WHAT THE EXERCISE ASKS =
Give all the lines below again, exactly, with no pictures.

DATA EXCERPT =
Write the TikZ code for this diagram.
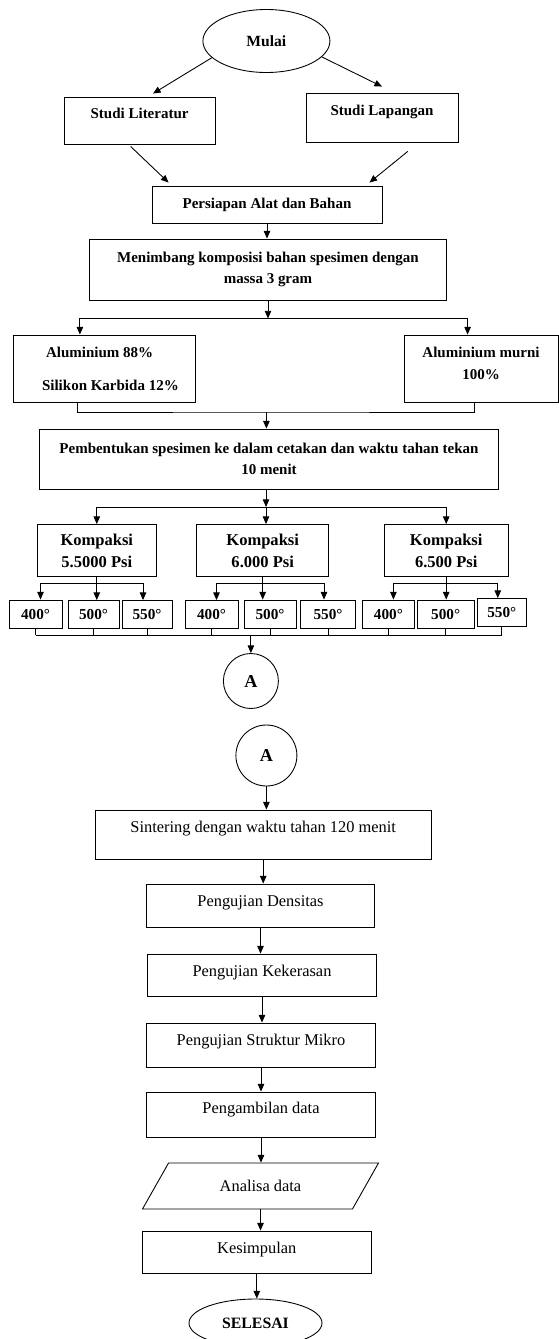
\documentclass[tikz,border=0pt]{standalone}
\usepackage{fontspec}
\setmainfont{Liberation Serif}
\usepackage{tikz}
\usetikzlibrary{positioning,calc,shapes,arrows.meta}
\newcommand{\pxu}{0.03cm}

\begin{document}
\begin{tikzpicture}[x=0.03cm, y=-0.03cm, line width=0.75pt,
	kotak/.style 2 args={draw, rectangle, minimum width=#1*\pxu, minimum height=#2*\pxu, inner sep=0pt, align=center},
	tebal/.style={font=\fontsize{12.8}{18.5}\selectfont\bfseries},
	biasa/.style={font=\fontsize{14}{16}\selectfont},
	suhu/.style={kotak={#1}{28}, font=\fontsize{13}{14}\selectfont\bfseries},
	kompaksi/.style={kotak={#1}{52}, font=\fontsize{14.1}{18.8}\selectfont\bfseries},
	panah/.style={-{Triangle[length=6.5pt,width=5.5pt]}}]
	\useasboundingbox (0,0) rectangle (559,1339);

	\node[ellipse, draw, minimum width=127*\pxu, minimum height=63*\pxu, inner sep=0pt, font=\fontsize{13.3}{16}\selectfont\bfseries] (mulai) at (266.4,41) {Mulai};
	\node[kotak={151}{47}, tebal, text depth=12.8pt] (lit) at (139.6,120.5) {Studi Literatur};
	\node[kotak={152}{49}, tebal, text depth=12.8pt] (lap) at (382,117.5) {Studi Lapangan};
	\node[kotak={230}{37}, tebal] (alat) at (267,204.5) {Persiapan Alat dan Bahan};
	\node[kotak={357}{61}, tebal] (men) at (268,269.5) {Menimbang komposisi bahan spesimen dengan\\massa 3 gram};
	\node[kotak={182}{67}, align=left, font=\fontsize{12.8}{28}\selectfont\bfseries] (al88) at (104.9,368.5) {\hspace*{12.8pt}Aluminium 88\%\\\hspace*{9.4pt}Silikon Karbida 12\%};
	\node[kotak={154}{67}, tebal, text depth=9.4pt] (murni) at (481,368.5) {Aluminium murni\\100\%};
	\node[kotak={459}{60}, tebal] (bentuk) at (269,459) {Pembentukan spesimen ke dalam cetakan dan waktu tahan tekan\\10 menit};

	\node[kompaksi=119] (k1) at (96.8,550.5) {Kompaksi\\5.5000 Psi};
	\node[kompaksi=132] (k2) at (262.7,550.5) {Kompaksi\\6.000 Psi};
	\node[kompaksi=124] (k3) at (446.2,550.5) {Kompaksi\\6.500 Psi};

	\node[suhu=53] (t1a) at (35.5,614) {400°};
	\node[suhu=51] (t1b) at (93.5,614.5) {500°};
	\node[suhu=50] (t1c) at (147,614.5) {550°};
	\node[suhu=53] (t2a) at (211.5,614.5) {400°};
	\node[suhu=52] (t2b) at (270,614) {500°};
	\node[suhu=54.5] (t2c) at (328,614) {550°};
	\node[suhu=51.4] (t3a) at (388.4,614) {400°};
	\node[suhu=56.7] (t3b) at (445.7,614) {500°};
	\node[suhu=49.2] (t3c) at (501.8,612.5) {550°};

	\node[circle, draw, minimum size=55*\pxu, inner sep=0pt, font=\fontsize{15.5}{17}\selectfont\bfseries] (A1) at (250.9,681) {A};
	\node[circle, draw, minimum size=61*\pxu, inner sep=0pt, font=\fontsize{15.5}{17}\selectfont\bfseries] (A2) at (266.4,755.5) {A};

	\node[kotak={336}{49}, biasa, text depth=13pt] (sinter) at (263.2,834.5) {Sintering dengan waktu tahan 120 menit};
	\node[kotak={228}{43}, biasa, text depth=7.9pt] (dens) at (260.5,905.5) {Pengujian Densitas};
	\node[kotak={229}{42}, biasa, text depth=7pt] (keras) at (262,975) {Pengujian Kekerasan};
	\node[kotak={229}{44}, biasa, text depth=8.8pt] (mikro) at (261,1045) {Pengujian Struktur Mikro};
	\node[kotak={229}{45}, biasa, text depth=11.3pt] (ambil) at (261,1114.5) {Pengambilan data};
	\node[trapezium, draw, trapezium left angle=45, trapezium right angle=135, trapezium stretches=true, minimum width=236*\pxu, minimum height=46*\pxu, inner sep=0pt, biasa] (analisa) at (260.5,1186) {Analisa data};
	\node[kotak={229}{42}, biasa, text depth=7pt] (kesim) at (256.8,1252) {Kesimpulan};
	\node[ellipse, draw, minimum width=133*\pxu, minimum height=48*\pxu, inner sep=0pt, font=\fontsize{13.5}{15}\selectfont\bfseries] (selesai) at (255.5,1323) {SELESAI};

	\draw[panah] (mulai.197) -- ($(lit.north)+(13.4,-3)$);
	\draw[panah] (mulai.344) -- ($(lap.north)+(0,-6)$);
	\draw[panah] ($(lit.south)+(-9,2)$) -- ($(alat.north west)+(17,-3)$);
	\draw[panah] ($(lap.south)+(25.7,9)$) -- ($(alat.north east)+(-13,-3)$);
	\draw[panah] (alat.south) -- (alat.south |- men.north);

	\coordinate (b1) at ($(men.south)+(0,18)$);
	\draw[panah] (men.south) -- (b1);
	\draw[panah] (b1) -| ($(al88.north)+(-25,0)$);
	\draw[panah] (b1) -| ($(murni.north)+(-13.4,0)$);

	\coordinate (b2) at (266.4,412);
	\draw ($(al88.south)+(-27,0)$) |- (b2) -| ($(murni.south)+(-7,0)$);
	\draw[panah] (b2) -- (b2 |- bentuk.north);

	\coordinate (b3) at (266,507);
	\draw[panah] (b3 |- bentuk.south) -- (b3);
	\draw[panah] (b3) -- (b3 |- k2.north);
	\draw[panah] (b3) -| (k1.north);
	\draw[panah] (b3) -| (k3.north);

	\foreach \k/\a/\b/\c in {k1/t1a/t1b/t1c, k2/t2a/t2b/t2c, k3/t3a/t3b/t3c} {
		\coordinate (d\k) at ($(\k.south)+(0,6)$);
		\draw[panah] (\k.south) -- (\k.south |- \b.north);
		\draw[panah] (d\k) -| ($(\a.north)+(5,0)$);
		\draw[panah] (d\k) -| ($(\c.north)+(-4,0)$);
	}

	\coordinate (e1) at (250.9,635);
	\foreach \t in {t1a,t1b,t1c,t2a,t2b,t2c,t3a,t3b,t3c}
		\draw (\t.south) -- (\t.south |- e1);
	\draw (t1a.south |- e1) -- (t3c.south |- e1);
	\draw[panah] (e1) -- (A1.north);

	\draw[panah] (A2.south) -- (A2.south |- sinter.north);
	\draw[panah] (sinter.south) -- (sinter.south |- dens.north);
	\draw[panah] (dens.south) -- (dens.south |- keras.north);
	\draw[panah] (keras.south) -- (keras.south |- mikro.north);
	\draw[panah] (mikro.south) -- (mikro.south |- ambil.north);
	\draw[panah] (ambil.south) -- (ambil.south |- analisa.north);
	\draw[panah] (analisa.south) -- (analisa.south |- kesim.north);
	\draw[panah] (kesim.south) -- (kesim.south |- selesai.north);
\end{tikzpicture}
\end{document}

SOLUTION TO THE PROBLEM =
Write the TikZ code for this diagram.
\documentclass[tikz,border=0pt]{standalone}
\usepackage{fontspec}
\setmainfont{Liberation Serif}
\usepackage{tikz}
\usetikzlibrary{positioning,calc,shapes,arrows.meta}
\newcommand{\pxu}{0.03cm}

\begin{document}
\begin{tikzpicture}[x=0.03cm, y=-0.03cm, line width=0.75pt,
	kotak/.style 2 args={draw, rectangle, minimum width=#1*\pxu, minimum height=#2*\pxu, inner sep=0pt, align=center},
	tebal/.style={font=\fontsize{12.8}{18.5}\selectfont\bfseries},
	biasa/.style={font=\fontsize{14}{16}\selectfont},
	suhu/.style={kotak={#1}{28}, font=\fontsize{13}{14}\selectfont\bfseries},
	kompaksi/.style={kotak={#1}{52}, font=\fontsize{14.1}{18.8}\selectfont\bfseries},
	panah/.style={-{Triangle[length=6.5pt,width=5.5pt]}}]
	\useasboundingbox (0,0) rectangle (559,1339);

	\node[ellipse, draw, minimum width=127*\pxu, minimum height=63*\pxu, inner sep=0pt, font=\fontsize{13.3}{16}\selectfont\bfseries] (mulai) at (266.4,41) {Mulai};
	\node[kotak={151}{47}, tebal, text depth=12.8pt] (lit) at (139.6,120.5) {Studi Literatur};
	\node[kotak={152}{49}, tebal, text depth=12.8pt] (lap) at (382,117.5) {Studi Lapangan};
	\node[kotak={230}{37}, tebal] (alat) at (267,204.5) {Persiapan Alat dan Bahan};
	\node[kotak={357}{61}, tebal] (men) at (268,269.5) {Menimbang komposisi bahan spesimen dengan\\massa 3 gram};
	\node[kotak={182}{67}, align=left, font=\fontsize{12.8}{28}\selectfont\bfseries] (al88) at (104.9,368.5) {\hspace*{12.8pt}Aluminium 88\%\\\hspace*{9.4pt}Silikon Karbida 12\%};
	\node[kotak={154}{67}, tebal, text depth=9.4pt] (murni) at (481,368.5) {Aluminium murni\\100\%};
	\node[kotak={459}{60}, tebal] (bentuk) at (269,459) {Pembentukan spesimen ke dalam cetakan dan waktu tahan tekan\\10 menit};

	\node[kompaksi=119] (k1) at (96.8,550.5) {Kompaksi\\5.5000 Psi};
	\node[kompaksi=132] (k2) at (262.7,550.5) {Kompaksi\\6.000 Psi};
	\node[kompaksi=124] (k3) at (446.2,550.5) {Kompaksi\\6.500 Psi};

	\node[suhu=53] (t1a) at (35.5,614) {400°};
	\node[suhu=51] (t1b) at (93.5,614.5) {500°};
	\node[suhu=50] (t1c) at (147,614.5) {550°};
	\node[suhu=53] (t2a) at (211.5,614.5) {400°};
	\node[suhu=52] (t2b) at (270,614) {500°};
	\node[suhu=54.5] (t2c) at (328,614) {550°};
	\node[suhu=51.4] (t3a) at (388.4,614) {400°};
	\node[suhu=56.7] (t3b) at (445.7,614) {500°};
	\node[suhu=49.2] (t3c) at (501.8,612.5) {550°};

	\node[circle, draw, minimum size=55*\pxu, inner sep=0pt, font=\fontsize{15.5}{17}\selectfont\bfseries] (A1) at (250.9,681) {A};
	\node[circle, draw, minimum size=61*\pxu, inner sep=0pt, font=\fontsize{15.5}{17}\selectfont\bfseries] (A2) at (266.4,755.5) {A};

	\node[kotak={336}{49}, biasa, text depth=13pt] (sinter) at (263.2,834.5) {Sintering dengan waktu tahan 120 menit};
	\node[kotak={228}{43}, biasa, text depth=7.9pt] (dens) at (260.5,905.5) {Pengujian Densitas};
	\node[kotak={229}{42}, biasa, text depth=7pt] (keras) at (262,975) {Pengujian Kekerasan};
	\node[kotak={229}{44}, biasa, text depth=8.8pt] (mikro) at (261,1045) {Pengujian Struktur Mikro};
	\node[kotak={229}{45}, biasa, text depth=11.3pt] (ambil) at (261,1114.5) {Pengambilan data};
	\node[trapezium, draw, trapezium left angle=45, trapezium right angle=135, trapezium stretches=true, minimum width=236*\pxu, minimum height=46*\pxu, inner sep=0pt, biasa] (analisa) at (260.5,1186) {Analisa data};
	\node[kotak={229}{42}, biasa, text depth=7pt] (kesim) at (256.8,1252) {Kesimpulan};
	\node[ellipse, draw, minimum width=133*\pxu, minimum height=48*\pxu, inner sep=0pt, font=\fontsize{13.5}{15}\selectfont\bfseries] (selesai) at (255.5,1323) {SELESAI};

	\draw[panah] (mulai.197) -- ($(lit.north)+(13.4,-3)$);
	\draw[panah] (mulai.344) -- ($(lap.north)+(0,-6)$);
	\draw[panah] ($(lit.south)+(-9,2)$) -- ($(alat.north west)+(17,-3)$);
	\draw[panah] ($(lap.south)+(25.7,9)$) -- ($(alat.north east)+(-13,-3)$);
	\draw[panah] (alat.south) -- (alat.south |- men.north);

	\coordinate (b1) at ($(men.south)+(0,18)$);
	\draw[panah] (men.south) -- (b1);
	\draw[panah] (b1) -| ($(al88.north)+(-25,0)$);
	\draw[panah] (b1) -| ($(murni.north)+(-13.4,0)$);

	\coordinate (b2) at (266.4,412);
	\draw ($(al88.south)+(-27,0)$) |- (b2) -| ($(murni.south)+(-7,0)$);
	\draw[panah] (b2) -- (b2 |- bentuk.north);

	\coordinate (b3) at (266,507);
	\draw[panah] (b3 |- bentuk.south) -- (b3);
	\draw[panah] (b3) -- (b3 |- k2.north);
	\draw[panah] (b3) -| (k1.north);
	\draw[panah] (b3) -| (k3.north);

	\foreach \k/\a/\b/\c in {k1/t1a/t1b/t1c, k2/t2a/t2b/t2c, k3/t3a/t3b/t3c} {
		\coordinate (d\k) at ($(\k.south)+(0,6)$);
		\draw[panah] (\k.south) -- (\k.south |- \b.north);
		\draw[panah] (d\k) -| ($(\a.north)+(5,0)$);
		\draw[panah] (d\k) -| ($(\c.north)+(-4,0)$);
	}

	\coordinate (e1) at (250.9,635);
	\foreach \t in {t1a,t1b,t1c,t2a,t2b,t2c,t3a,t3b,t3c}
		\draw (\t.south) -- (\t.south |- e1);
	\draw (t1a.south |- e1) -- (t3c.south |- e1);
	\draw[panah] (e1) -- (A1.north);

	\draw[panah] (A2.south) -- (A2.south |- sinter.north);
	\draw[panah] (sinter.south) -- (sinter.south |- dens.north);
	\draw[panah] (dens.south) -- (dens.south |- keras.north);
	\draw[panah] (keras.south) -- (keras.south |- mikro.north);
	\draw[panah] (mikro.south) -- (mikro.south |- ambil.north);
	\draw[panah] (ambil.south) -- (ambil.south |- analisa.north);
	\draw[panah] (analisa.south) -- (analisa.south |- kesim.north);
	\draw[panah] (kesim.south) -- (kesim.south |- selesai.north);
\end{tikzpicture}
\end{document}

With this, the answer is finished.